For my fellow pet-lovers, these animals are with us as companions through the hard and good times, aren’t they?

Pets don’t try to fix us. They just curl up and share our pain.

They serve as fuzzy markers of our memories, and my mind is flooded with good ones from the last decade.  I’m back in D.C. carrying puppy Spike in my purse to my job in the costume shop at The Shakespeare Theatre.  The time he pooped on the floor in front of my boss, the time he started humping his toy when I was taking measurements of an actress.  The way his body fit perfectly into the curve of mine at 6am when I wasn’t quite ready to face the day.  The way we’d share popcorn at night and how he’d tear around the house soaking wet after a bath.

– – – – – – – – – – – – – – – – – – – – – – – – – – – – – – – – – – – – – – – – – – – – – – – – – – – – – – – – – – – –

“Spike,” I sobbed, “Please don’t go.  I’m not ready.  It’s not enough time.  Stay.  Please stay with me.”

Spike looked at me through fading eyes as if to say, “You can do this.  You’re ready.  I’ve given you everything I have.”
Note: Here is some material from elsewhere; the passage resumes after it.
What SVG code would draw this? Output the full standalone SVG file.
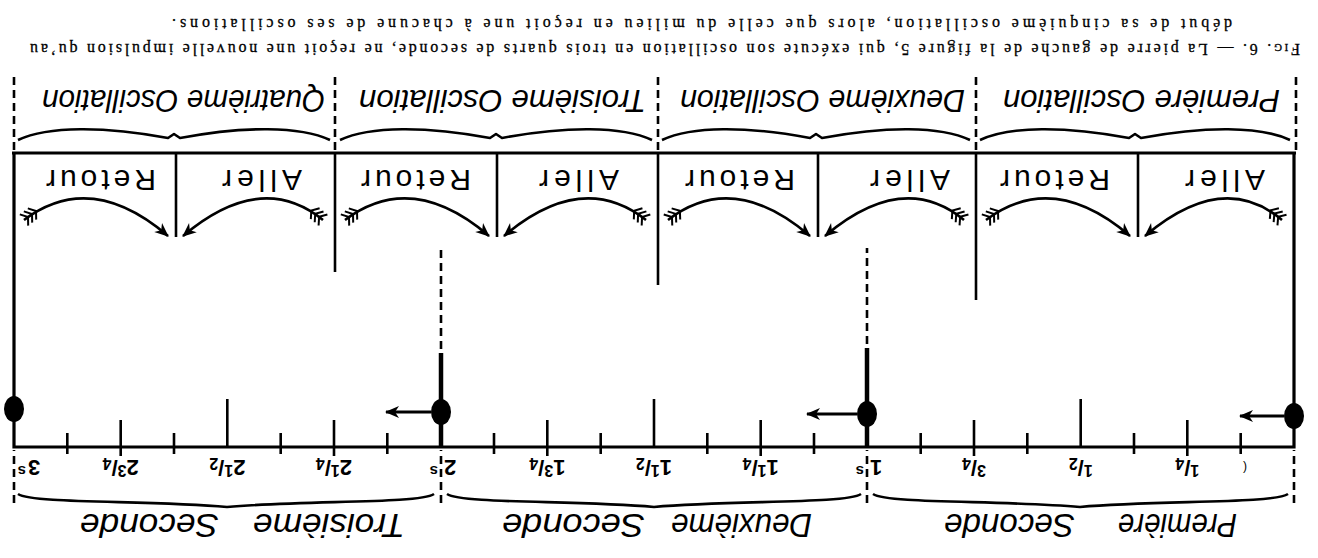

I touched his dry, blackened tongue, once soft and bubblegum pink.  I placed my hand on his heart, thumping deep in his sunken chest, and I felt it slow and stop beating.

He was gone.

I keep seeing him out of the corner of my eye, as if he’s just gotten up to leave the room.  A bag rustles on the table and I look up, thinking it’s my friend.  I hear his paw on the front door and check the corner for his body curled up asleep.

He isn’t here anymore.

But my three kids are.  They giggle as they practice cartwheels in the kitchen and I might not be there to see them if it weren’t for a little Yorkie who gave me the strength and companionship to wait.  To hold on, to stroke his soft hair, breathe into the waiting, pray for perseverance with tears dripping onto his back, and make it to this moment, when I finally possessed the strength to say good-bye.

Our next dog will be for them, for the precious kids shrieking through my house.  A rough and tumble, friendly and rowdy kind of kids’ dog.  Spike…well, Spike was for me.  We were each other’s, and his memories will nestle in my happy heart forever.

I am grieving.  But even in my grief there is gratitude for the friend that stood by me to the end.